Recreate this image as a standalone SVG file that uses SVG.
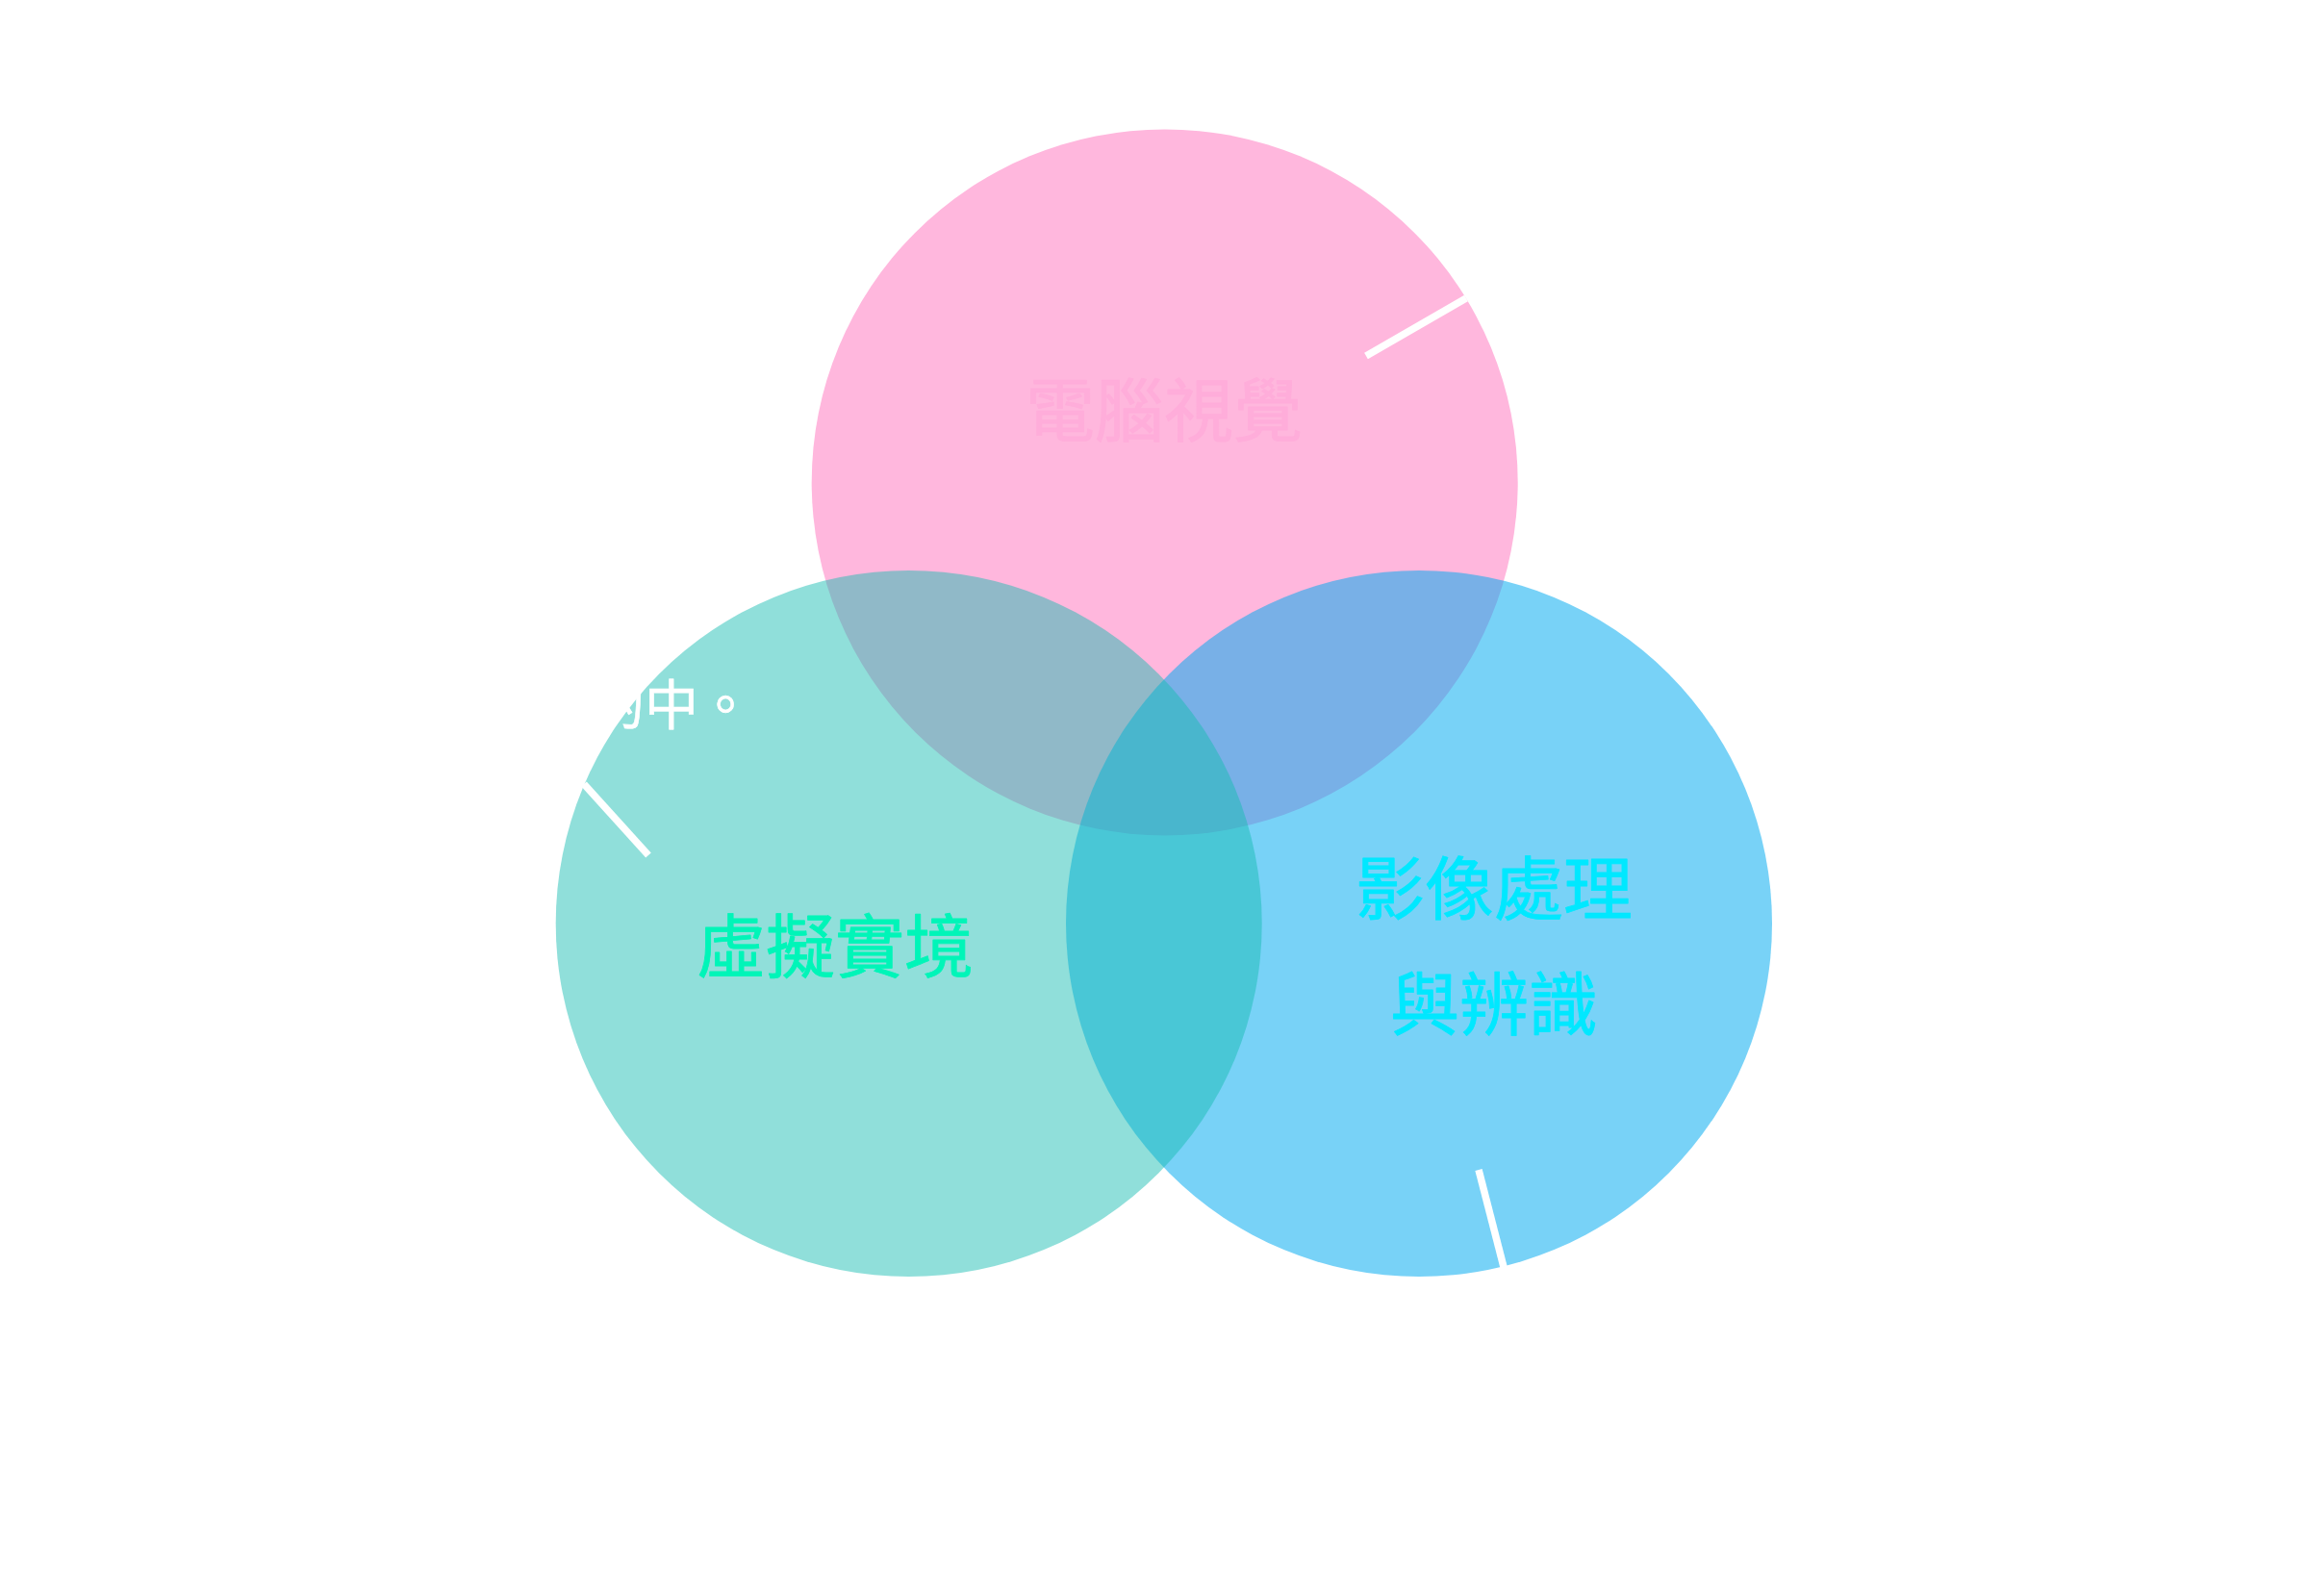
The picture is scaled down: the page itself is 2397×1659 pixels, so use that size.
<svg xmlns="http://www.w3.org/2000/svg" width="2397" height="1659" viewBox="0 0 2397 1659">
<style>
.lbl{font-family:"Noto Sans CJK TC","Noto Sans CJK SC",sans-serif;font-size:72px;text-anchor:middle;stroke-width:0.8;stroke-linejoin:round}
.lead{stroke:#ffffff;stroke-width:7.5;fill:none}
</style>
<rect width="2397" height="1659" fill="#ffffff"/>
<g id="node-cv">
<circle cx="1210.7" cy="501.4" r="367" fill="#FFB7DD"/>
</g>
<g id="node-ip">
<circle cx="1475" cy="960" r="367" fill="rgb(0,170,240)" fill-opacity="0.53"/>
</g>
<g id="node-vr">
<circle cx="944.7" cy="960" r="367" fill="rgb(22,188,178)" fill-opacity="0.48"/>
</g>
<g id="labels">
<text class="lbl" x="1210" y="453" fill="#FFADDA" stroke="#FFADDA">電腦視覺</text>
<text class="lbl" x="1553" y="950" fill="#00E8FF" stroke="#00E8FF">影像處理</text>
<text class="lbl" x="1553" y="1070" fill="#00E8FF" stroke="#00E8FF">與辨識</text>
<text class="lbl" x="868" y="1010" fill="#00F5B8" stroke="#00F5B8">虛擬實境</text>
<text x="782" y="753" fill="#ffffff" stroke="#ffffff" stroke-width="0.6" font-family="Noto Sans CJK TC, sans-serif" font-size="56" text-anchor="end">的中。</text>
</g>
<g id="connectors">
<line class="lead" x1="1420" y1="370" x2="1524" y2="310"/>
<line class="lead" x1="607" y1="815" x2="674" y2="889"/>
<line class="lead" x1="1537" y1="1216" x2="1563" y2="1317"/>
</g>
</svg>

• EXERCISE
Omit the pictures and output all of the other material exactly.

• OUTPUT
Recreate this image as a standalone SVG file that uses SVG.
The picture is scaled down: the page itself is 2397×1659 pixels, so use that size.
<svg xmlns="http://www.w3.org/2000/svg" width="2397" height="1659" viewBox="0 0 2397 1659">
<style>
.lbl{font-family:"Noto Sans CJK TC","Noto Sans CJK SC",sans-serif;font-size:72px;text-anchor:middle;stroke-width:0.8;stroke-linejoin:round}
.lead{stroke:#ffffff;stroke-width:7.5;fill:none}
</style>
<rect width="2397" height="1659" fill="#ffffff"/>
<g id="node-cv">
<circle cx="1210.7" cy="501.4" r="367" fill="#FFB7DD"/>
</g>
<g id="node-ip">
<circle cx="1475" cy="960" r="367" fill="rgb(0,170,240)" fill-opacity="0.53"/>
</g>
<g id="node-vr">
<circle cx="944.7" cy="960" r="367" fill="rgb(22,188,178)" fill-opacity="0.48"/>
</g>
<g id="labels">
<text class="lbl" x="1210" y="453" fill="#FFADDA" stroke="#FFADDA">電腦視覺</text>
<text class="lbl" x="1553" y="950" fill="#00E8FF" stroke="#00E8FF">影像處理</text>
<text class="lbl" x="1553" y="1070" fill="#00E8FF" stroke="#00E8FF">與辨識</text>
<text class="lbl" x="868" y="1010" fill="#00F5B8" stroke="#00F5B8">虛擬實境</text>
<text x="782" y="753" fill="#ffffff" stroke="#ffffff" stroke-width="0.6" font-family="Noto Sans CJK TC, sans-serif" font-size="56" text-anchor="end">的中。</text>
</g>
<g id="connectors">
<line class="lead" x1="1420" y1="370" x2="1524" y2="310"/>
<line class="lead" x1="607" y1="815" x2="674" y2="889"/>
<line class="lead" x1="1537" y1="1216" x2="1563" y2="1317"/>
</g>
</svg>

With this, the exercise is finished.